A farmi compagnia, qualche anno fa, era stato un film imbattibile, per inoltrarsi nella testa rivoltata e nuda di un padre. Locke, in cui Tom Hardy interpreta un ingegnere che guida di notte da Birmingham a Londra, abbandonando un cantiere che lo attende per la più grande colata di calcestruzzo della storia europea; abbandonando la famiglia che lo aspetta a cena perché una donna, una collega fragile e solitaria e con cui ha avuto un unico rapporto sessuale, sta per partorire un figlio suo e che lui ha già deciso di non riconoscere. Nel viaggio riceve trentasei telefonate in cui tutti tentano di dissuaderlo. Lo minacciano, lo pregano. Nessuno gli dirà che è un bravo padre o un professionista serio: la sua fatica senza redenzione, questo nuovo “errore” per lui inevitabile, è stato per un po’ l’emblema di questa categoria di padri modesti o semplicemente confusi, così deboli da dover diventare forti nel momento meno propizio.
Ora è uscito un romanzo che va oltre, capace di spezzare il cuore del lettore in tanti fiocchi di neve gelida come quella da cui è avvolta la storia. L’ha scritta un grande irlandese, un genitore, in una lingua intelligente e spietata: David Park. Nella tormenta (non è autobiografico, anche se si stenta a crederlo) racconta la traversata in automobile di un padre di mezza età, un fotografo di matrimoni che, da una cittadina dell’Irlanda del nord va a recuperare il figlio che, proprio alla vigilia di Natale, si trova, ammalato e da solo, nel gelido dormitorio della sua università in Inghilterra. Il padre dovrà attraversare un paese immobilizzato da una forte nevicata, non può abbandonare Luke: il figlio non può restare in quel mondo estraneo quando a casa lo attendono mamma e figlia piccola con i biscotti a forma di agrifoglio. Non c’è viaggio più essenziale di portare a casa un figlio malato per Natale. Lui lo sa. Noi lo sappiamo.
Si chiama Tom e, appena partito, un navigatore invisibile comincia a parlargli cavando dalla sua memoria il filo unto e strappato dei sensi di colpa, lo sgomento del passato in cui un terzo figlio, quello geniale, l’adolescente senza paura o regole, si è perduto per sempre: ha abbandonato la casa famigliare senza fare ritorno.

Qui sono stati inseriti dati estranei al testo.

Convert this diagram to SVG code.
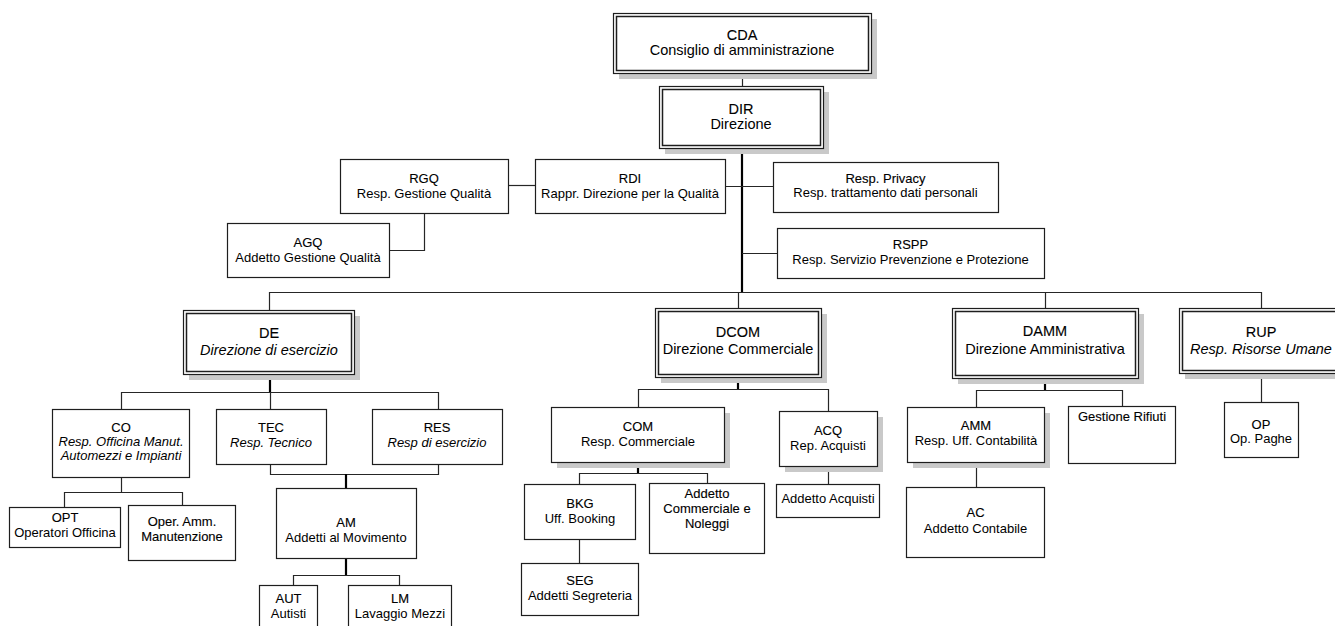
<svg xmlns="http://www.w3.org/2000/svg" width="1335" height="626" viewBox="0 0 1335 626">
<style>
.bg{fill:#fff}
.b{fill:#fff;stroke:#1e1e1e;stroke-width:1.2}
.bi{fill:none;stroke:#1e1e1e;stroke-width:1.5}
.sh{fill:#c9c9c9}
.t{font-family:"Liberation Sans",Arial,sans-serif;font-size:13px;text-anchor:middle;fill:#000}
.L{font-size:14.5px}
.h{stroke:#000;stroke-width:0.12}
.i{font-style:italic}
.c{fill:none;stroke:#262626;stroke-width:1.2}
.k{fill:none;stroke:#000;stroke-width:2.2}
</style>
<rect class="bg" x="0" y="0" width="1335" height="626"/>
<g id="connectors">
<path class="c" d="M742.5,73 V86"/>
<path class="k" d="M742,148 V292"/>
<path class="c" d="M508,185.5 H535"/>
<path class="c" d="M725,186.5 H773"/>
<path class="c" d="M742,253.5 H777"/>
<path class="c" d="M424.5,213 V250.5 H389"/>
<path class="c" d="M269.5,310 V292.5 H1261.5 V308"/>
<path class="c" d="M738.5,292 V308"/>
<path class="c" d="M1045.5,292 V308"/>
<path class="k" d="M270,374 V392"/>
<path class="c" d="M121.5,409 V392.5 H438.5 V409"/>
<path class="c" d="M270.5,392 V409"/>
<path class="c" d="M270.5,464 V474.5 H438.5 V464"/>
<path class="k" d="M346,474 V488"/>
<path class="c" d="M121.5,477 V492.5"/>
<path class="c" d="M64.5,507 V492.5 H182.5 V505"/>
<path class="k" d="M346,558 V575"/>
<path class="c" d="M293.5,585 V575.5 H399.5 V585"/>
<path class="k" d="M738,377 V389"/>
<path class="c" d="M638.5,407 V389.5 H828.5 V411"/>
<path class="k" d="M638,462 V473"/>
<path class="c" d="M579.5,484 V473.5 H707.5 V483"/>
<path class="c" d="M579.5,539 V563"/>
<path class="c" d="M828.5,466 V484"/>
<path class="k" d="M1045,378 V390"/>
<path class="c" d="M976.5,407 V390.5 H1122.5 V406"/>
<path class="c" d="M976.5,462 V487"/>
<path class="c" d="M1261.5,373 V402"/>
</g>
<g id="CDA">
<rect class="sh" x="619" y="19" width="258" height="60"/>
<rect class="b" x="613.5" y="13.5" width="258" height="60"/>
<rect class="bi" x="616.5" y="16.5" width="252" height="54"/>
<text class="t L h" x="742" y="40">CDA</text>
<text class="t L" x="742" y="55">Consiglio di amministrazione</text>
</g>
<g id="DIR">
<rect class="sh" x="665" y="92" width="164" height="62"/>
<rect class="b" x="659.5" y="86.5" width="164" height="62"/>
<rect class="bi" x="662.5" y="89.5" width="158" height="56"/>
<text class="t L h" x="741" y="114">DIR</text>
<text class="t L" x="741" y="129">Direzione</text>
</g>
<g id="RGQ">
<rect class="b" x="340.5" y="159.5" width="168" height="54"/>
<text class="t h" x="424" y="183">RGQ</text>
<text class="t" x="424" y="198">Resp. Gestione Qualità</text>
</g>
<g id="RDI">
<rect class="b" x="535.5" y="159.5" width="190" height="54"/>
<text class="t h" x="630" y="183">RDI</text>
<text class="t" x="630" y="198">Rappr. Direzione per la Qualità</text>
</g>
<g id="PRIV">
<rect class="b" x="773.5" y="162.5" width="225" height="50"/>
<text class="t h" x="885.5" y="183">Resp. Privacy</text>
<text class="t" x="885.5" y="197">Resp. trattamento dati personali</text>
</g>
<g id="AGQ">
<rect class="b" x="227.5" y="223.5" width="162" height="54"/>
<text class="t h" x="308" y="247">AGQ</text>
<text class="t" x="308" y="262">Addetto Gestione Qualità</text>
</g>
<g id="RSPP">
<rect class="b" x="777.5" y="228.5" width="267" height="50"/>
<text class="t h" x="910.5" y="249">RSPP</text>
<text class="t" x="910.5" y="264">Resp. Servizio Prevenzione e Protezione</text>
</g>
<g id="DE">
<rect class="sh" x="189" y="316" width="171" height="64"/>
<rect class="b" x="183.5" y="310.5" width="171" height="64"/>
<rect class="bi" x="186.5" y="313.5" width="165" height="58"/>
<text class="t L h" x="269" y="338">DE</text>
<text class="t L i" x="269" y="355">Direzione di esercizio</text>
</g>
<g id="DCOM">
<rect class="sh" x="661" y="314" width="166" height="69"/>
<rect class="b" x="655.5" y="308.5" width="166" height="69"/>
<rect class="bi" x="658.5" y="311.5" width="160" height="63"/>
<text class="t L h" x="738" y="337">DCOM</text>
<text class="t L" x="738" y="354">Direzione Commerciale</text>
</g>
<g id="DAMM">
<rect class="sh" x="958" y="314" width="186" height="70"/>
<rect class="b" x="952.5" y="308.5" width="186" height="70"/>
<rect class="bi" x="955.5" y="311.5" width="180" height="64"/>
<text class="t L h" x="1045" y="336">DAMM</text>
<text class="t L" x="1045" y="354">Direzione Amministrativa</text>
</g>
<g id="RUP">
<rect class="sh" x="1185" y="314" width="164" height="65"/>
<rect class="b" x="1179.5" y="308.5" width="164" height="65"/>
<rect class="bi" x="1182.5" y="311.5" width="158" height="59"/>
<text class="t L h" x="1261" y="337">RUP</text>
<text class="t L i" x="1261" y="354">Resp. Risorse Umane</text>
</g>
<g id="CO">
<rect class="b" x="52.5" y="409.5" width="137" height="68"/>
<text class="t h" x="121" y="432">CO</text>
<text class="t i" x="121" y="446">Resp. Officina Manut.</text>
<text class="t i" x="121" y="460">Automezzi e Impianti</text>
</g>
<g id="TEC">
<rect class="b" x="216.5" y="409.5" width="110" height="55"/>
<text class="t h" x="271" y="432">TEC</text>
<text class="t i" x="271" y="447">Resp. Tecnico</text>
</g>
<g id="RES">
<rect class="b" x="372.5" y="409.5" width="130" height="55"/>
<text class="t h" x="437" y="432">RES</text>
<text class="t i" x="437" y="447">Resp di esercizio</text>
</g>
<g id="COM">
<rect class="sh" x="557" y="413" width="173" height="55"/>
<rect class="b" x="551.5" y="407.5" width="173" height="55"/>
<text class="t h" x="638" y="431">COM</text>
<text class="t" x="638" y="446">Resp. Commerciale</text>
</g>
<g id="ACQ">
<rect class="sh" x="785" y="417" width="98" height="55"/>
<rect class="b" x="779.5" y="411.5" width="98" height="55"/>
<text class="t h" x="828" y="435">ACQ</text>
<text class="t" x="828" y="450">Rep. Acquisti</text>
</g>
<g id="AMM">
<rect class="sh" x="913" y="413" width="137" height="55"/>
<rect class="b" x="907.5" y="407.5" width="137" height="55"/>
<text class="t h" x="976" y="430">AMM</text>
<text class="t" x="976" y="445">Resp. Uff. Contabilità</text>
</g>
<g id="GR">
<rect class="b" x="1068.5" y="406.5" width="107" height="57"/>
<text class="t h" x="1122" y="421">Gestione Rifiuti</text>
</g>
<g id="OP">
<rect class="b" x="1224.5" y="402.5" width="74" height="55"/>
<text class="t h" x="1261" y="429">OP</text>
<text class="t" x="1261" y="443">Op. Paghe</text>
</g>
<g id="OPT">
<rect class="b" x="9.5" y="507.5" width="111" height="40"/>
<text class="t h" x="65" y="522">OPT</text>
<text class="t" x="65" y="537">Operatori Officina</text>
</g>
<g id="OAM">
<rect class="b" x="128.5" y="505.5" width="107" height="55"/>
<text class="t h" x="182" y="526">Oper. Amm.</text>
<text class="t h" x="182" y="541">Manutenzione</text>
</g>
<g id="AM">
<rect class="b" x="276.5" y="488.5" width="140" height="70"/>
<text class="t h" x="346" y="527">AM</text>
<text class="t" x="346" y="542">Addetti al Movimento</text>
</g>
<g id="AUT">
<rect class="b" x="259.5" y="585.5" width="58" height="50"/>
<text class="t h" x="288.5" y="603">AUT</text>
<text class="t" x="288.5" y="618">Autisti</text>
</g>
<g id="LM">
<rect class="b" x="348.5" y="585.5" width="103" height="50"/>
<text class="t h" x="400" y="603">LM</text>
<text class="t" x="400" y="618">Lavaggio Mezzi</text>
</g>
<g id="BKG">
<rect class="b" x="524.5" y="484.5" width="111" height="55"/>
<text class="t h" x="580" y="508">BKG</text>
<text class="t" x="580" y="523">Uff. Booking</text>
</g>
<g id="ACN">
<rect class="b" x="649.5" y="483.5" width="115" height="70"/>
<text class="t h" x="707" y="498">Addetto</text>
<text class="t h" x="707" y="513">Commerciale e</text>
<text class="t h" x="707" y="528">Noleggi</text>
</g>
<g id="SEG">
<rect class="b" x="521.5" y="563.5" width="117" height="52"/>
<text class="t h" x="580" y="585">SEG</text>
<text class="t" x="580" y="600">Addetti Segreteria</text>
</g>
<g id="AACQ">
<rect class="b" x="776.5" y="484.5" width="103" height="33"/>
<text class="t" x="828" y="503">Addetto Acquisti</text>
</g>
<g id="AC">
<rect class="b" x="906.5" y="487.5" width="138" height="70"/>
<text class="t h" x="975.5" y="517">AC</text>
<text class="t" x="975.5" y="533">Addetto Contabile</text>
</g>
</svg>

Nei pensieri di Tom, che intanto calcola i minuti per prendere l’ultimo traghetto, segue i binari tracciati dai guidatori, osserva il vento alleggerire i rami di neve e riceve, come il padre di Locke, decine di telefonate, s’inserisce in modo sempre più ingombrante, dolorosa, la voce di Daniel, il figlio scomparso; le parole non dette, il ricordo delle ultime immagini che lui, fotografo, aveva scattato prima di non vederlo mai più. Se fossi stato un padre migliore… avrei trovato mio figlio quando c’era ancora tempo, lo avrei tirato fuori.
Non serve anticipare il finale della storia. E’ straordinario il coraggio, che è una precisione mostrata con le emozioni, con cui David Park ha immaginato la solitudine assoluta di Tom, il suo ostinarsi a trovare quel momento in cui se avesse fatto altro la storia poteva ancora essere raccontata in un modo diverso. E la paura, davanti a un compito semplice – la neve cade sempre più piano – di fallire ancora; il desiderio di deporre tutte le cose brutte fatte insieme ai difetti che aveva lasciato crescere, sotto una “pura tomba di neve bianca”, come quella che lo circonda. Sentirsi dire una volta dalla moglie: sei stato bravissimo e sono fiera di te. L’aver bisogno di una voce che indichi dove andare.
Tom pensa ai versi di Robert Frost.
I boschi sono bui, profondi e belli da vedere,
e io ho promesse da mantenere,
E chilometri da percorrere prima di dormire.
E chilometri da percorrere prima di dormire.